Si bien el campo de los estereotipos de género es amplio, en este artículo nos limitamos a la famosa “masculinidad tóxica” y cómo esta afecta moral y psicológicamente a los hombres. Para empezar, debemos descartar este término debido a su ineptitud científica, ya que el calificativo “tóxico” no tiene peso epistemológico a la hora de denominar verdaderas patologías psicológicas o socioculturales. Por lo tanto, para hablar del problema debemos remitirnos al concepto de “masculinidad hegemónica”, acuñado por la socióloga Raewyn Connell y reconocido por gran parte de la comunidad científica, el cual se refiere a la masculinidad como actualmente se la conoce, basada en las características y rasgos particulares aceptados socialmente que determinan lo que hace que un hombre sea considerado como tal.
En general, se sostiene que los hombres deben ser heterosexuales, dominantes, competitivos, enérgicos, fuertes (tanto física como emocionalmente), seguros de sí mismos y sexualmente activos. Estándares por demás ridículos, solamente aplicables a la idealización o a cualquier personaje de Michael Bay. Pero en la mayoría de los casos, la imposibilidad de cumplir con estos estándares acaba degenerando la autoestima y trae aparejadas otras consecuencias a nivel anímico. La necesidad de personificar estas imposiciones suele resultar perjudicial, ya que se puede llegar a circunstancias extremas que generan consecuencias tales como la depresión y el suicidio. El estigma social que se les impone a los hombres que exhiben su vulnerabilidad muchas veces lleva a que oculten sus sentimientos y acaben haciendo imposible el diagnóstico de enfermedades mentales a tiempo. En otros casos, la inhibición de sus emociones declina en conductas violentas cuya única razón de ser es la de compensar la dificultad que supone encarnar efectivamente los roles de género asignados.
Esta agresividad se dirige hacia personas de distinto género o hacia los demás hombres, los cuales suelen presentar las mismas “deficiencias” a la hora de cumplir las expectativas convencionales que el agresor, y debido a su necesidad de encajar, se convierten en blanco de hostigamiento y humillaciones. Tal fue el caso de la publicidad que Gillette sacó al aire en enero de 2019: We Believe: The Best Men Can Be, la cual expone una serie de conductas dañinas fruto de la masculinidad hegemónica. En Youtube cuenta con más de un millón de dislikes, a la par de cientos de miles de comentarios de hombres agresivos y disconformes, que no dudan en insultar e invalidar el contenido del video en lugar de replantearse su lugar dentro del problema.

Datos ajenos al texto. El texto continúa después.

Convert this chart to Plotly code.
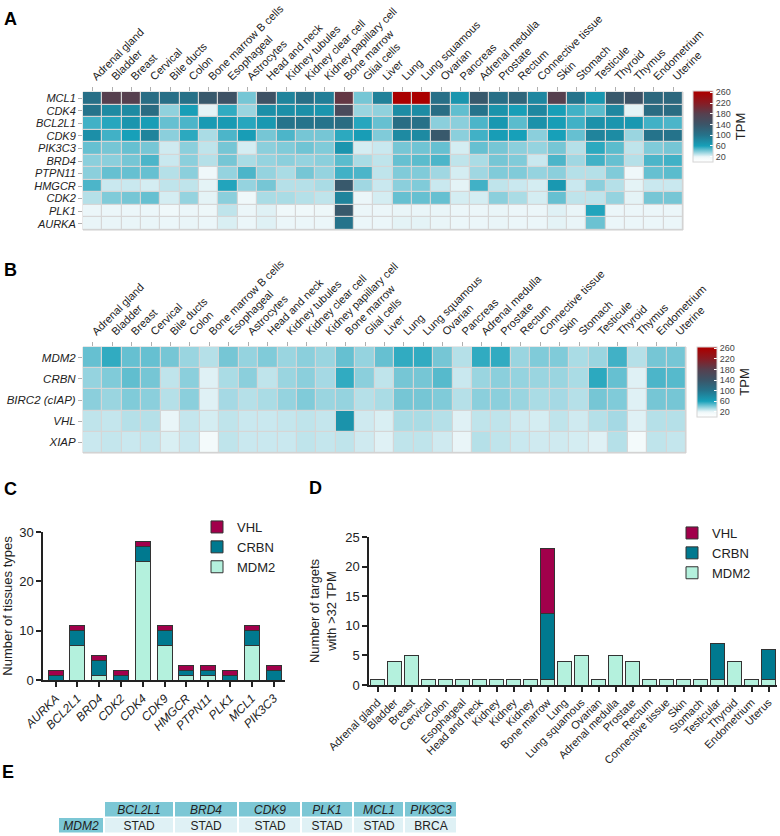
import plotly.graph_objects as go

# ---------------- data ----------------
tissues = ["Adrenal gland", "Bladder", "Breast", "Cervical", "Bile ducts", "Colon",
           "Bone marrow B cells", "Esophageal", "Astrocytes", "Head and neck",
           "Kidney tubules", "Kidney clear cell", "Kidney papillary cell", "Bone marrow",
           "Glial cells", "Liver", "Lung", "Lung squamous", "Ovarian", "Pancreas",
           "Adrenal medulla", "Prostate", "Rectum", "Connective tissue", "Skin", "Stomach",
           "Testicule", "Thyroid", "Thymus", "Endometrium", "Uterine"]

genes_a = ["MCL1", "CDK4", "BCL2L1", "CDK9", "PIK3C3", "BRD4", "PTPN11", "HMGCR", "CDK2", "PLK1", "AURKA"]
MCL1 = [105, 180, 180, 108, 105, 103, 135, 145, 42, 145, 85, 105, 90, 190, 42, 88, 260, 260, 105, 70, 135, 105, 118, 82, 180, 100, 68, 135, 145, 115, 115]
CDK4 = [100, 80, 80, 110, 37, 62, 21, 55, 35, 75, 75, 75, 70, 160, 35, 37, 78, 78, 108, 46, 100, 72, 62, 82, 62, 52, 47, 82, 21, 110, 110]
BCL2L1 = [52, 57, 70, 63, 45, 50, 65, 65, 57, 67, 100, 100, 100, 110, 57, 45, 108, 103, 38, 38, 50, 67, 47, 73, 63, 52, 73, 70, 67, 52, 50]
CDK9 = [75, 52, 60, 85, 38, 56, 32, 50, 63, 42, 50, 42, 42, 56, 63, 40, 80, 80, 135, 38, 52, 63, 60, 38, 60, 45, 85, 78, 35, 100, 100]
PIK3C3 = [45, 42, 45, 42, 25, 38, 28, 42, 24, 38, 40, 43, 40, 70, 24, 26, 42, 43, 45, 24, 45, 42, 38, 36, 42, 30, 56, 47, 28, 40, 42]
BRD4 = [38, 38, 42, 50, 26, 38, 30, 42, 32, 36, 38, 36, 38, 47, 32, 28, 45, 47, 50, 28, 32, 42, 40, 26, 50, 34, 52, 45, 30, 50, 52]
PTPN11 = [38, 45, 45, 45, 30, 38, 17, 36, 50, 36, 32, 42, 36, 52, 50, 28, 40, 40, 34, 24, 34, 40, 40, 36, 38, 30, 30, 40, 17, 45, 47]
HMGCR = [50, 26, 26, 24, 28, 28, 21, 58, 36, 42, 30, 30, 32, 135, 34, 26, 38, 40, 26, 21, 52, 28, 26, 24, 67, 26, 38, 30, 21, 26, 26]
CDK2 = [30, 40, 42, 45, 24, 36, 21, 38, 17, 32, 32, 30, 28, 85, 19, 24, 45, 45, 45, 24, 24, 38, 32, 24, 45, 28, 28, 36, 21, 42, 42]
PLK1 = [19, 19, 19, 19, 17, 19, 18, 28, 19, 22, 17, 17, 18, 135, 19, 19, 20, 20, 20, 19, 19, 20, 19, 19, 22, 20, 58, 19, 19, 19, 19]
AURKA = [20, 20, 20, 20, 19, 20, 19, 23, 19, 22, 19, 19, 19, 100, 19, 19, 21, 21, 20, 19, 19, 20, 19, 19, 21, 20, 44, 19, 19, 19, 19]

genes_b = ["MDM2", "CRBN", "BIRC2 (cIAP)", "VHL", "XIAP"]
MDM2_tpm = [45, 55, 45, 45, 42, 35, 30, 42, 36, 40, 35, 38, 35, 45, 36, 45, 55, 55, 42, 30, 55, 55, 35, 40, 40, 32, 35, 52, 30, 42, 42]
CRBN_tpm = [36, 40, 46, 42, 28, 38, 22, 32, 38, 28, 35, 38, 33, 55, 38, 28, 42, 42, 48, 26, 35, 38, 36, 35, 35, 32, 56, 45, 22, 50, 48]
BIRC2_tpm = [38, 35, 40, 38, 30, 38, 22, 33, 30, 32, 36, 40, 35, 36, 30, 32, 42, 42, 40, 30, 38, 38, 35, 32, 33, 30, 42, 40, 22, 42, 42]
VHL_tpm = [28, 27, 30, 30, 20, 27, 24, 28, 26, 26, 27, 28, 27, 72, 25, 23, 32, 32, 30, 22, 28, 28, 25, 24, 28, 25, 30, 33, 22, 30, 30]
XIAP_tpm = [26, 27, 26, 27, 23, 26, 15, 28, 26, 26, 26, 28, 27, 28, 25, 22, 28, 28, 25, 20, 30, 28, 26, 25, 25, 24, 22, 30, 15, 28, 27]

tpm_ticks = [20, 60, 100, 140, 180, 220, 260]

targets_c = ["AURKA", "BCL2L1", "BRD4", "CDK2", "CDK4", "CDK9", "HMGCR", "PTPN11", "PLK1", "MCL1", "PIK3C3"]
c_mdm2 = [None, 7, 1, None, 24, 7, 1, 1, None, 7, None]
c_crbn = [1, 3, 3, 1, 3, 3, 1, 1, 1, 3, 2]
c_vhl = [1, 1, 1, 1, 1, 1, 1, 1, 1, 1, 1]

tissues_d = ["Adrenal gland", "Bladder", "Breast", "Cervical", "Colon", "Esophageal",
             "Head and neck", "Kidney", "Kidney", "Kidney", "Bone marrow", "Lung",
             "Lung squamous", "Ovarian", "Adrenal medulla", "Prostate", "Rectum",
             "Connective tissue", "Skin", "Stomach", "Testicular", "Thyroid",
             "Endometrium", "Uterus"]
d_mdm2 = [1, 4, 5, 1, 1, 1, 1, 1, 1, 1, 1, 4, 5, 1, 5, 4, 1, 1, 1, 1, 1, 4, 1, 1]
d_crbn = [None] * 10 + [11] + [None] * 9 + [6, None, None, 5]
d_vhl = [None] * 10 + [11] + [None] * 13

table_header = ["", "BCL2L1", "BRD4", "CDK9", "PLK1", "MCL1", "PIK3C3"]
table_row_label = "MDM2"
table_row = ["STAD", "STAD", "STAD", "STAD", "STAD", "BRCA"]

# ---------------- styles ----------------
W, H = 780, 836
FONT = "Liberation Sans, Arial, sans-serif"
NARROW = "Liberation Sans Narrow, Liberation Sans, Arial, sans-serif"
col_vhl, col_crbn, col_mdm2 = "#a1004b", "#00798f", "#b4f1dd"
ZMAX = 265.0
stops = [(0, "#ffffff"), (15, "#f3fafb"), (20, "#e9f5f8"), (60, "#17a0b9"),
         (100, "#25738b"), (140, "#3b5568"), (180, "#56404f"), (220, "#881c24"),
         (260, "#aa0000"), (265, "#b00000")]
cscale = [[v / ZMAX, c] for v, c in stops]
table_colwidths = [46, 70, 64, 63, 52, 51, 53]


def px_x(p):
    return p / W


def px_y(p):
    return 1 - p / H


fig = go.Figure()


def cbar(x_px, ytop, ybot):
    return dict(x=px_x(x_px), xanchor="left", xpad=0, ypad=0,
                y=px_y((ytop + ybot) / 2), yanchor="middle",
                len=ybot - ytop, lenmode="pixels", thickness=20,
                tickvals=tpm_ticks, ticks="inside", ticklen=3, tickcolor="white",
                tickfont=dict(size=9, color="#444", family=FONT),
                outlinecolor="#d4d4d4", outlinewidth=1,
                title=dict(text="TPM", side="right", font=dict(size=13, color="#222", family=FONT)))


fig.add_trace(go.Heatmap(
    z=[MCL1, CDK4, BCL2L1, CDK9, PIK3C3, BRD4, PTPN11, HMGCR, CDK2, PLK1, AURKA],
    x=tissues, y=genes_a, colorscale=cscale, zmin=0, zmax=ZMAX,
    xgap=1.2, ygap=1.2, xaxis="x", yaxis="y",
    colorbar=cbar(693, 91, 162)))

fig.add_trace(go.Heatmap(
    z=[MDM2_tpm, CRBN_tpm, BIRC2_tpm, VHL_tpm, XIAP_tpm],
    x=tissues, y=genes_b, colorscale=cscale, zmin=0, zmax=ZMAX,
    xgap=1.2, ygap=1.2, xaxis="x2", yaxis="y2",
    colorbar=cbar(697, 347, 417)))

bar_line = dict(color="#333333", width=1)
fig.add_trace(go.Bar(x=targets_c, y=c_mdm2, name="MDM2", marker=dict(color=col_mdm2, line=bar_line),
                     width=0.69, xaxis="x3", yaxis="y3", legend="legend"))
fig.add_trace(go.Bar(x=targets_c, y=c_crbn, name="CRBN", marker=dict(color=col_crbn, line=bar_line),
                     width=0.69, xaxis="x3", yaxis="y3", legend="legend"))
fig.add_trace(go.Bar(x=targets_c, y=c_vhl, name="VHL", marker=dict(color=col_vhl, line=bar_line),
                     width=0.69, xaxis="x3", yaxis="y3", legend="legend"))

xd = list(range(len(tissues_d)))
fig.add_trace(go.Bar(x=xd, y=d_mdm2, name="MDM2", marker=dict(color=col_mdm2, line=bar_line),
                     width=0.78, xaxis="x4", yaxis="y4", legend="legend2"))
fig.add_trace(go.Bar(x=xd, y=d_crbn, name="CRBN", marker=dict(color=col_crbn, line=bar_line),
                     width=0.78, xaxis="x4", yaxis="y4", legend="legend2"))
fig.add_trace(go.Bar(x=xd, y=d_vhl, name="VHL", marker=dict(color=col_vhl, line=bar_line),
                     width=0.78, xaxis="x4", yaxis="y4", legend="legend2"))

# ---- table (panel E) drawn as a heatmap of cells with variable column widths ----
edges = [0]
for w in table_colwidths:
    edges.append(edges[-1] + w)
hdr_text = [("<i>%s</i>" % h) if h else "" for h in table_header]
row_text = ["<i>%s</i>" % table_row_label] + table_row
hdr_kind = [0] + [1] * (len(table_header) - 1)     # 0 = blank, 1 = dark fill, 2 = light fill
row_kind = [1] + [2] * len(table_row)
fig.add_trace(go.Heatmap(
    z=[hdr_kind, row_kind], x=edges, y=[0, 1, 2], text=[hdr_text, row_text],
    texttemplate="%{text}", textfont=dict(size=12, color="#222", family=NARROW),
    colorscale=[[0, "#ffffff"], [0.5, "#7cc7d5"], [1, "#dff1f5"]], zmin=0, zmax=2,
    showscale=False, xgap=2, ygap=1.5, hoverinfo="skip", xaxis="x5", yaxis="y5"))

hm_tick = dict(ticks="outside", ticklen=4, tickcolor="#b0b0b0", showgrid=False,
               zeroline=False, showline=False, automargin=False)
lin = dict(showline=True, linecolor="#222", linewidth=1.5, ticks="outside", ticklen=5,
           tickcolor="#222", tickwidth=1.5, showgrid=False, zeroline=False, automargin=False)
hidden = dict(visible=False, showgrid=False, zeroline=False, automargin=False)

fig.update_layout(
    width=W, height=H, margin=dict(l=0, r=0, t=0, b=0, autoexpand=False),
    paper_bgcolor="white", plot_bgcolor="white",
    font=dict(family=FONT, color="#222"),
    barmode="stack", showlegend=True,
    xaxis=dict(domain=[px_x(83), px_x(683)], anchor="y", side="top", tickangle=-45,
               tickmode="array", tickvals=tissues, ticktext=tissues,
               tickfont=dict(size=11, color="#222"), **hm_tick),
    yaxis=dict(domain=[px_y(230), px_y(92)], anchor="x", autorange="reversed",
               tickmode="array", tickvals=genes_a, ticktext=genes_a,
               tickfont=dict(size=11, style="italic", color="#222"), **hm_tick),
    xaxis2=dict(domain=[px_x(83), px_x(686)], anchor="y2", side="top", tickangle=-45,
                tickmode="array", tickvals=tissues, ticktext=tissues,
                tickfont=dict(size=11, color="#222"), **hm_tick),
    yaxis2=dict(domain=[px_y(453), px_y(347)], anchor="x2", autorange="reversed",
                tickmode="array", tickvals=genes_b, ticktext=genes_b,
                tickfont=dict(size=11.5, style="italic", color="#222"), **hm_tick),
    xaxis3=dict(domain=[px_x(43), px_x(285)], anchor="y3", range=[-0.58, 10.52],
                tickmode="array", tickvals=targets_c, ticktext=targets_c,
                tickangle=-45, tickfont=dict(size=12, style="italic", color="#222"), **lin),
    yaxis3=dict(domain=[px_y(680), px_y(532)], anchor="x3", range=[0, 30], dtick=10,
                tickfont=dict(size=13, color="#222"),
                title=dict(text="Number of tissues types", font=dict(size=13), standoff=6), **lin),
    xaxis4=dict(domain=[px_x(369), px_x(777)], anchor="y4", range=[-0.5, 23.5],
                tickmode="array", tickvals=xd, ticktext=tissues_d, tickangle=-45,
                tickfont=dict(size=11, color="#222"), **lin),
    yaxis4=dict(domain=[px_y(685), px_y(537)], anchor="x4", range=[0, 25], dtick=5,
                tickfont=dict(size=13, color="#222"),
                title=dict(text="Number of targets<br>with >32 TPM", font=dict(size=13), standoff=6), **lin),
    xaxis5=dict(domain=[px_x(58), px_x(58 + edges[-1])], anchor="y5", range=[0, edges[-1]], **hidden),
    yaxis5=dict(domain=[px_y(834), px_y(802)], anchor="x5", range=[2, 0], **hidden),
    legend=dict(x=px_x(197), y=px_y(512), xanchor="left", yanchor="top", traceorder="reversed",
                font=dict(size=13, color="#222"), bgcolor="rgba(0,0,0,0)", tracegroupgap=0),
    legend2=dict(x=px_x(672), y=px_y(518), xanchor="left", yanchor="top", traceorder="reversed",
                 font=dict(size=13, color="#222"), bgcolor="rgba(0,0,0,0)", tracegroupgap=0),
)

# grid backgrounds behind heatmaps
for xr, yr in (("x domain", "y domain"), ("x2 domain", "y2 domain")):
    fig.add_shape(type="rect", xref=xr, yref=yr, x0=0, x1=1, y0=0, y1=1,
                  fillcolor="#d6d6d6", line=dict(color="#d0d0d0", width=1), layer="below")

for letter, xp, yp in (("A", 2, 19), ("B", 2, 270), ("C", 2, 489), ("D", 307, 488), ("E", 0, 772)):
    fig.add_annotation(text="<b>%s</b>" % letter, x=px_x(xp), y=px_y(yp), xref="paper", yref="paper",
                       xanchor="left", yanchor="middle", showarrow=False,
                       font=dict(size=18, color="black", family=FONT))

fig.write_html("out.html", config={"displayModeBar": False},
               post_script="document.body.style.margin='0';document.body.style.overflow='hidden';")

Esta agresividad dirigida tanto a los individuos del mismo sexo como a los demás géneros, cuyo ejemplo encontramos en la violencia hacia las mujeres y la persecución a la homosexualidad (la cual es erróneamente considerada sinónimo de femineidad en los varones), es el resultado de una cultura patriarcal cuyo seno solo puede alimentar el machismo y el fascismo más bestiales.
Como sociedad debemos estar alerta ante la existencia de estos estereotipos y tener conciencia de sus consecuencias para así dejar de fomentarlos. Debemos infundir el amor por las diferencias. Aceptarnos como personas multicolores, personas de todo tipo. Hombres que no sean menos hombres por su manera de hablar o de vestir; hombres que no sean menos hombres por su ocupación, intereses o por amar a otros hombres. Es una deconstrucción diaria en varios niveles, un trabajo de tiempo completo, pero cuyos frutos pueden tener un impacto en nuestro presente y sentar las bases de una sociedad más libre en generaciones futuras.